• **Exercise task**: Set down all of the data that follows word for word, without the images.

• **Information shown**:
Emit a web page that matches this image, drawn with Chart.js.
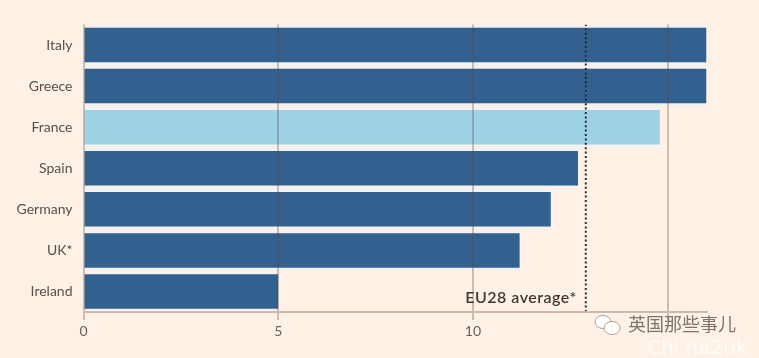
<!DOCTYPE html>
<html>
<head>
<meta charset="utf-8">
<style>html,body{margin:0;padding:0;background:#fff1e5}canvas{display:block}</style>
<script src="https://cdn.jsdelivr.net/npm/chart.js@4"></script>
</head>
<body>
<canvas id="c" width="759" height="358"></canvas>
<script>
const categories = ["Italy","Greece","France","Spain","Germany","UK*","Ireland"];
const values = [16, 16, 14.8, 12.7, 12, 11.2, 5];
const barColors = ["#33618f","#33618f","#9dd3e5","#33618f","#33618f","#33618f","#33618f"];
const gridValues = [0, 5, 10, 15];
const tickLabels = ["0", "5", "10", ""];
const averageValue = 12.9;
const averageLabel = "EU28 average*";
const watermarkTitle = "英国那些事儿";
const watermarkSub = "Chi na2uk";

const annotate = {
  id: 'annotate',
  afterDraw(chart) {
    const {ctx, scales} = chart;
    ctx.save();
    ctx.textBaseline = 'alphabetic';
    ctx.textAlign = 'right';
    ctx.fillStyle = '#3f3833';
    ctx.font = '600 16px Lato';
    ctx.letterSpacing = '0.5px';
    ctx.fillText(averageLabel, scales.x.getPixelForValue(averageValue) - 9, 303);
    ctx.letterSpacing = '0px';
    ctx.textAlign = 'left';
    // watermark logo: two chat bubbles
    ctx.lineWidth = 1;
    ctx.strokeStyle = '#a8a29c';
    ctx.fillStyle = '#ffffff';
    ctx.beginPath(); ctx.ellipse(603, 322, 8, 6.5, 0, 0, Math.PI*2); ctx.fill(); ctx.stroke();
    ctx.beginPath(); ctx.ellipse(612, 328, 8, 6.5, 0, 0, Math.PI*2); ctx.fill(); ctx.stroke();
    ctx.font = '18px "Noto Sans CJK SC"';
    ctx.fillStyle = '#7a7570';
    ctx.fillText(watermarkTitle, 628, 331);
    ctx.font = '20px "DejaVu Sans"';
    ctx.fillStyle = 'rgba(255,255,255,0.85)';
    ctx.fillText(watermarkSub, 647, 354);
    ctx.restore();
  }
};

new Chart(document.getElementById('c'), {
  data: {
    labels: categories,
    datasets: [
      { type:'scatter', xAxisID:'x', yAxisID:'yLine', order:0, showLine:true, pointRadius:0,
        data:[{x:averageValue,y:0},{x:averageValue,y:1}],
        borderColor:'#2b2a2c', borderWidth:2, borderDash:[2,2.4] },
      { type:'bar', xAxisID:'x', yAxisID:'y', order:1, data:values, backgroundColor:barColors,
        barPercentage:0.84, categoryPercentage:1, grouped:false },
      { type:'bar', xAxisID:'x', yAxisID:'y', order:2, data:values, backgroundColor:'#f5f1ee',
        barPercentage:1, categoryPercentage:1, grouped:false }
    ]
  },
  options: {
    indexAxis:'y',
    responsive:false,
    animation:false,
    events:[],
    layout:{padding:{top:24.5,right:52.5,bottom:0,left:0}},
    plugins:{legend:{display:false},tooltip:{enabled:false}},
    scales:{
      x:{
        type:'linear', min:0, max:16, position:'bottom',
        afterFit(s){ s.height = 46; },
        afterBuildTicks(s){ s.ticks = gridValues.map(v=>({value:v})); },
        border:{color:'#c9bdb2',width:2,z:1},
        grid:{color:'rgba(90,70,60,0.3)',lineWidth:2,z:1,tickLength:8,drawTicks:true},
        ticks:{font:{family:'Lato',size:14},color:'#66605b',padding:3,maxRotation:0,
          callback(v){ return tickLabels[gridValues.indexOf(v)]; }}
      },
      y:{
        type:'category', position:'left',
        afterFit(s){ s.width = 83.5; },
        border:{display:false},
        grid:{display:false},
        ticks:{font:{family:'Lato',size:14},color:'#56504b',padding:3}
      },
      yLine:{ type:'linear', min:0, max:1, display:false }
    }
  },
  plugins:[annotate]
});
</script>
</body>
</html>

• **Written response**:
Emit a web page that matches this image, drawn with Chart.js.
<!DOCTYPE html>
<html>
<head>
<meta charset="utf-8">
<style>html,body{margin:0;padding:0;background:#fff1e5}canvas{display:block}</style>
<script src="https://cdn.jsdelivr.net/npm/chart.js@4"></script>
</head>
<body>
<canvas id="c" width="759" height="358"></canvas>
<script>
const categories = ["Italy","Greece","France","Spain","Germany","UK*","Ireland"];
const values = [16, 16, 14.8, 12.7, 12, 11.2, 5];
const barColors = ["#33618f","#33618f","#9dd3e5","#33618f","#33618f","#33618f","#33618f"];
const gridValues = [0, 5, 10, 15];
const tickLabels = ["0", "5", "10", ""];
const averageValue = 12.9;
const averageLabel = "EU28 average*";
const watermarkTitle = "英国那些事儿";
const watermarkSub = "Chi na2uk";

const annotate = {
  id: 'annotate',
  afterDraw(chart) {
    const {ctx, scales} = chart;
    ctx.save();
    ctx.textBaseline = 'alphabetic';
    ctx.textAlign = 'right';
    ctx.fillStyle = '#3f3833';
    ctx.font = '600 16px Lato';
    ctx.letterSpacing = '0.5px';
    ctx.fillText(averageLabel, scales.x.getPixelForValue(averageValue) - 9, 303);
    ctx.letterSpacing = '0px';
    ctx.textAlign = 'left';
    // watermark logo: two chat bubbles
    ctx.lineWidth = 1;
    ctx.strokeStyle = '#a8a29c';
    ctx.fillStyle = '#ffffff';
    ctx.beginPath(); ctx.ellipse(603, 322, 8, 6.5, 0, 0, Math.PI*2); ctx.fill(); ctx.stroke();
    ctx.beginPath(); ctx.ellipse(612, 328, 8, 6.5, 0, 0, Math.PI*2); ctx.fill(); ctx.stroke();
    ctx.font = '18px "Noto Sans CJK SC"';
    ctx.fillStyle = '#7a7570';
    ctx.fillText(watermarkTitle, 628, 331);
    ctx.font = '20px "DejaVu Sans"';
    ctx.fillStyle = 'rgba(255,255,255,0.85)';
    ctx.fillText(watermarkSub, 647, 354);
    ctx.restore();
  }
};

new Chart(document.getElementById('c'), {
  data: {
    labels: categories,
    datasets: [
      { type:'scatter', xAxisID:'x', yAxisID:'yLine', order:0, showLine:true, pointRadius:0,
        data:[{x:averageValue,y:0},{x:averageValue,y:1}],
        borderColor:'#2b2a2c', borderWidth:2, borderDash:[2,2.4] },
      { type:'bar', xAxisID:'x', yAxisID:'y', order:1, data:values, backgroundColor:barColors,
        barPercentage:0.84, categoryPercentage:1, grouped:false },
      { type:'bar', xAxisID:'x', yAxisID:'y', order:2, data:values, backgroundColor:'#f5f1ee',
        barPercentage:1, categoryPercentage:1, grouped:false }
    ]
  },
  options: {
    indexAxis:'y',
    responsive:false,
    animation:false,
    events:[],
    layout:{padding:{top:24.5,right:52.5,bottom:0,left:0}},
    plugins:{legend:{display:false},tooltip:{enabled:false}},
    scales:{
      x:{
        type:'linear', min:0, max:16, position:'bottom',
        afterFit(s){ s.height = 46; },
        afterBuildTicks(s){ s.ticks = gridValues.map(v=>({value:v})); },
        border:{color:'#c9bdb2',width:2,z:1},
        grid:{color:'rgba(90,70,60,0.3)',lineWidth:2,z:1,tickLength:8,drawTicks:true},
        ticks:{font:{family:'Lato',size:14},color:'#66605b',padding:3,maxRotation:0,
          callback(v){ return tickLabels[gridValues.indexOf(v)]; }}
      },
      y:{
        type:'category', position:'left',
        afterFit(s){ s.width = 83.5; },
        border:{display:false},
        grid:{display:false},
        ticks:{font:{family:'Lato',size:14},color:'#56504b',padding:3}
      },
      yLine:{ type:'linear', min:0, max:1, display:false }
    }
  },
  plugins:[annotate]
});
</script>
</body>
</html>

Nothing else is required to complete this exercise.